Another type of Marxism in this period modified or even abandoned Marxist (actually Engelsian) historical theory. The Italian philosopher Antonio Labriola (1843–1904) anticipated a heterodox strand in post-1917 Marxism in his attempt to show that Marxism takes its point of departure from human praxis, or action, which he saw as including all aspects of human life, including intellectual activity. Other Marxist thinkers insisted (contra both Engels and Marx himself) that Marxism needs a normative dimension, the movement of history being irrelevant to what human beings ought to desire. The influential school of "Austro-Marxists," involving such figures as Max Adler (1873–1937), Otto Bauer (1881–1938), and Rudolf Hilferding (1877–1941), adopted this position.

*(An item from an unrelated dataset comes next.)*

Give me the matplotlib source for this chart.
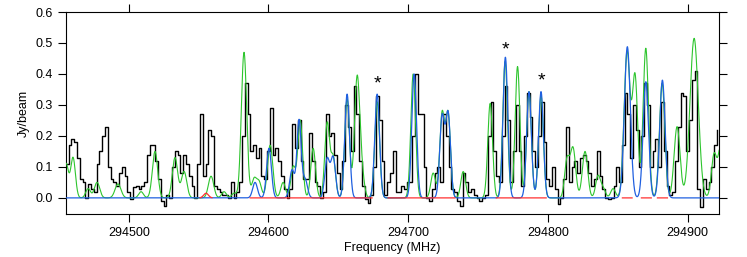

The Austro-Marxists also argued against the Leninist tendency to reduce theoretical ideas to mere weapons in the class struggle: instead, they held that Marxist theory ought to appeal to all rational minds. They likewise linked Marxism to a Kantian moral universalism. Like other Kant-inclined Marxists elsewhere, they held that socialism and the Kantian ideal of a "kingdom of ends" are congruent. Individual human beings should never be treated as mere means toward the development of some higher good. Such views were far distant from the theory and practice of Leninism.